Но фальстафиана — только первый этап поэтического эквивалента нового представления о мире и о человеке. Творчество Шекспира соответствует всем сторонам культуры XV–XVI веков, является их дальнейшим развитием и продолжением. Когда Бэкон говорил о Шекспире, мое сознание все время возвращалось к впечатлениям Возрождения и к героям древности — любимым героям гуманистической среды, с которой я недавно соприкасался. Сам Бэкон сравнивал героев Шекспира с героями древности. В отличие от гуманистов предыдущего века и представителей классицизма следующего века Бэкон видел в древности детство цивилизации, а в Возрождении и новом времени — ее зрелость. Соответственно образы Шекспира казались ему несравненно более мощными и сложными, чем образы «Илиады» и «Одиссеи». В этой связи было сказано, что любовь Ромео, ревность Отелло, мысль Гамлета — это нечто более значительное, чем античные образцы, чем чувства античных героев. Я сейчас, как отчасти и раньше, буду излагать не столько слова Бэкона, сколько ассоциации, пробужденные словами мыслителя XVII века в сознании, полном представлениями и понятиями ХХ века. Бэкон говорил о превышающем античные образцы уровне мыслей и чувств героев Шекспира. При этом он выделял Гамлета. Бэкон сравнивал его, как и других героев Шекспира, с героями греческого эпоса и затем с историческими личностями — героями Плутарха.

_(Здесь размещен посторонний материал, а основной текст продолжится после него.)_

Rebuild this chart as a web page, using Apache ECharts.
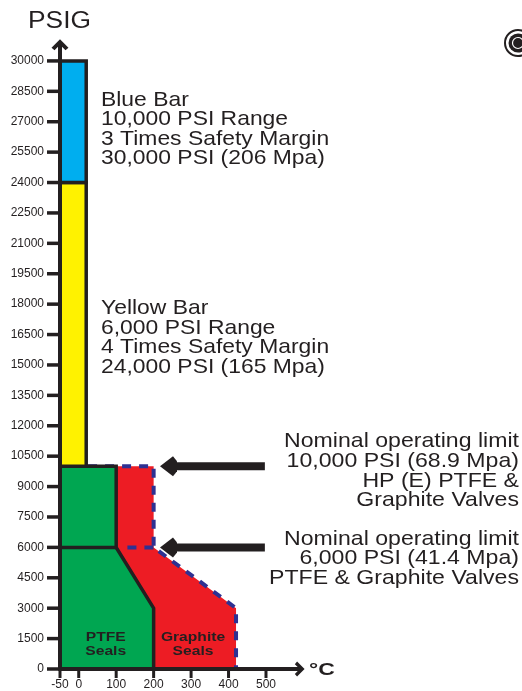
<!DOCTYPE html>
<html><head><meta charset="utf-8">
<script src="https://cdn.jsdelivr.net/npm/echarts@6/dist/echarts.min.js"></script>
<style>html,body{margin:0;padding:0;background:#fff}#c{width:522px;height:691px}</style>
</head><body><div id="c"></div>
<script>
// ---- data ----
const yTickValues = [0,1500,3000,4500,6000,7500,9000,10500,12000,13500,15000,16500,18000,19500,21000,22500,24000,25500,27000,28500,30000];
const xTickValues = [-50,0,100,200,300,400,500];
const barTempRange = [-50, 20];
const yellowBand = [10000, 24000];
const blueBand = [24000, 30000];
const ptfeRegion = [[-50,0],[200,0],[200,3000],[100,6000],[100,10000],[-50,10000]];
const ptfeDivider = [[-50,6000],[100,6000]];
const graphiteRegion = [[100,10000],[200,10000],[200,6000],[420,3000],[420,0],[200,0],[200,3000],[100,6000]];
const graphiteLimit = [[25,10000],[200,10000],[200,6000],[420,3000],[420,0]];
const graphiteLimitStub = [[130,6000],[200,6000]];
const limitLevels = [10000, 6000];
const arrowTipTemp = 217;
const arrowTailTemp = 497;
const blueBarText = ['Blue Bar','10,000 PSI Range','3 Times Safety Margin','30,000 PSI (206 Mpa)'];
const yellowBarText = ['Yellow Bar','6,000 PSI Range','4 Times Safety Margin','24,000 PSI (165 Mpa)'];
const limit10kText = ['Nominal operating limit','10,000 PSI (68.9 Mpa)','HP (E) PTFE &','Graphite Valves'];
const limit6kText = ['Nominal operating limit','6,000 PSI (41.4 Mpa)','PTFE & Graphite Valves'];
const ptfeLabel = ['PTFE','Seals'];
const graphiteLabel = ['Graphite','Seals'];
const yAxisTitle = 'PSIG';
const xAxisTitle = '°C';

// ---- styles ----
const INK = '#231f20';
const FONT = '"Liberation Sans", Arial, Helvetica, sans-serif';
const chevron = 'path://M0,10 L10,0 L20,10 L16.5,13 L10,6.5 L3.5,13 Z';

function polySeries(points, style, z, closed) {
  return {
    type: 'custom', coordinateSystem: 'cartesian2d', z: z, silent: true, clip: false,
    data: points,
    renderItem: function (params, api) {
      if (params.dataIndex !== 0) return null;
      const pts = points.map(p => api.coord(p));
      return closed === false
        ? { type: 'polyline', shape: { points: pts }, style: Object.assign({ fill: null }, style) }
        : { type: 'polygon', shape: { points: pts }, style: style };
    }
  };
}
function bandPoints(band) {
  return [[barTempRange[0], band[0]], [barTempRange[1], band[0]], [barTempRange[1], band[1]], [barTempRange[0], band[1]]];
}
function label(x, y, lines, font, align, lineHeight, scaleX) {
  return { type: 'text', x: x, y: y, scaleX: scaleX, z: 20,
    style: { text: lines.join('\n'), font: font, fill: INK, lineHeight: lineHeight, align: align, verticalAlign: 'top' } };
}

const chart = echarts.init(document.getElementById('c'), null, { renderer: 'canvas' });
const staticGraphic = [
  label(59.5, 8.5, [yAxisTitle], '23.5px ' + FONT, 'center', 26, 1.12),
  label(309, 660, [xAxisTitle], 'bold 17px ' + FONT, 'left', 20, 1.35),
  label(101, 90.5, blueBarText, '21px ' + FONT, 'left', 19.4, 1.09),
  label(101, 299, yellowBarText, '21px ' + FONT, 'left', 19.4, 1.09),
  label(519, 431.5, limit10kText, '21px ' + FONT, 'right', 19.7, 1.1),
  label(519, 529, limit6kText, '21px ' + FONT, 'right', 19.7, 1.1),
  label(105.7, 630.7, ptfeLabel, 'bold 12.5px ' + FONT, 'center', 14, 1.25),
  label(193, 630.7, graphiteLabel, 'bold 12.5px ' + FONT, 'center', 14, 1.25),
  { type: 'circle', shape: { cx: 518, cy: 43, r: 13 }, style: { fill: '#fff', stroke: INK, lineWidth: 2 } },
  { type: 'circle', shape: { cx: 518, cy: 43, r: 9.5 }, style: { fill: INK } },
  { type: 'circle', shape: { cx: 518, cy: 43, r: 5.5 }, style: { fill: null, stroke: '#fff', lineWidth: 1.2 } }
];
const option = {
  animation: false,
  grid: { left: 60, right: 222.3, top: 44.7, bottom: 19, containLabel: false },
  xAxis: {
    type: 'value', min: -50, max: 590, interval: 50, zlevel: 1,
    axisLine: { show: true, onZero: false, lineStyle: { color: INK, width: 4 }, symbol: ['none', chevron], symbolSize: [15, 12] },
    axisTick: { show: false },
    axisLabel: { show: true, fontFamily: FONT, fontSize: 12, color: INK, margin: 10, customValues: xTickValues, formatter: v => String(v) },
    splitLine: { show: false }
  },
  yAxis: {
    type: 'value', min: 0, max: 30800, interval: 1500, zlevel: 1,
    axisLine: { show: true, onZero: false, lineStyle: { color: INK, width: 4 }, symbol: ['none', chevron], symbolSize: [18, 11] },
    axisTick: { show: false },
    axisLabel: { show: true, fontFamily: FONT, fontSize: 12, color: INK, margin: 16, customValues: yTickValues, formatter: v => String(v) },
    splitLine: { show: false }
  },
  series: [
    polySeries(graphiteRegion, { fill: '#ed1c24' }, 2),
    polySeries(graphiteLimit, { stroke: '#2e3192', lineWidth: 4, lineDash: [9, 8] }, 3, false),
    polySeries(graphiteLimitStub, { stroke: '#2e3192', lineWidth: 4, lineDash: [9, 8] }, 3, false),
    polySeries(ptfeRegion, { fill: '#00a651', stroke: INK, lineWidth: 3.5, lineJoin: 'miter' }, 4),
    polySeries(ptfeDivider, { stroke: INK, lineWidth: 3.5 }, 5, false),
    polySeries(bandPoints(yellowBand), { fill: '#fff200', stroke: INK, lineWidth: 3.5 }, 4),
    polySeries(bandPoints(blueBand), { fill: '#00aeef', stroke: INK, lineWidth: 3.5 }, 4),
    {
      type: 'custom', coordinateSystem: 'cartesian2d', z: 6, silent: true, clip: false,
      data: limitLevels.map(l => [arrowTipTemp, l, arrowTailTemp]),
      renderItem: function (params, api) {
        const tip = api.coord([api.value(0), api.value(1)]);
        const tail = api.coord([api.value(2), api.value(1)]);
        return {
          type: 'group',
          children: [
            { type: 'rect', shape: { x: tip[0] + 15, y: tip[1] - 4, width: tail[0] - tip[0] - 15, height: 8 }, style: { fill: INK } },
            { type: 'polygon', shape: { points: [[tip[0], tip[1]], [tip[0] + 13, tip[1] - 10], [tip[0] + 17, tip[1] - 5], [tip[0] + 17, tip[1] + 5], [tip[0] + 13, tip[1] + 10]] }, style: { fill: INK } }
          ]
        };
      }
    }
  ],
  graphic: staticGraphic
};
chart.setOption(option);

// tick marks, positioned through the chart's own axis scales
const tickMarks = [];
try {
  yTickValues.forEach(v => {
    const p = chart.convertToPixel({ gridIndex: 0 }, [xTickValues[0], v]);
    tickMarks.push({ type: 'rect', zlevel: 2, z: 50, shape: { x: p[0] - 13, y: p[1] - 1.75, width: 13, height: 3.5 }, style: { fill: INK } });
  });
  xTickValues.forEach(v => {
    const p = chart.convertToPixel({ gridIndex: 0 }, [v, yTickValues[0]]);
    tickMarks.push({ type: 'rect', zlevel: 2, z: 50, shape: { x: p[0] - 1.5, y: p[1], width: 3, height: 9 }, style: { fill: INK } });
  });
} catch (e) { /* keep chart without tick marks */ }
chart.setOption({ graphic: staticGraphic.concat(tickMarks) });
</script>
</body></html>
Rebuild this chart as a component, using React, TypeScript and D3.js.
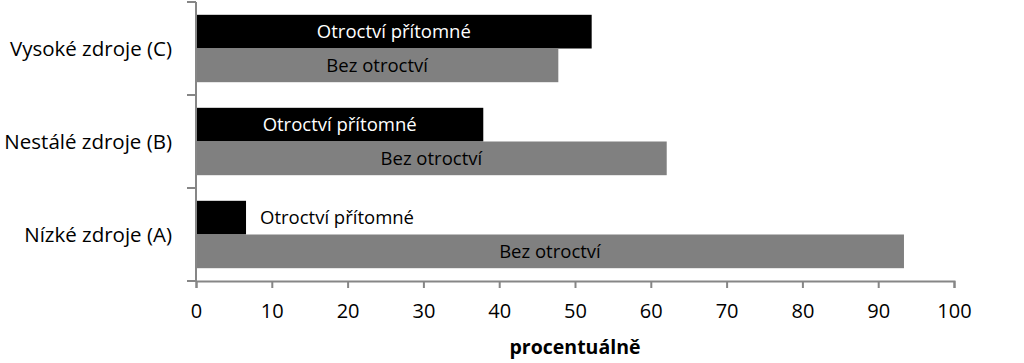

И те, и другие — боги, полубоги и равные полубогам — подчинены фатуму. Ими управляет равная себе статическая необходимость, статическая гармония. Античные герои подобны телам физики и космологии Аристотеля: они стремятся к своим естественным местам, и смысл того, что происходит в мире, сводится к восстановлению нарушенного космического равновесия, к возвращению тел на их естественные места после того, как насильственные движения удалили их оттуда.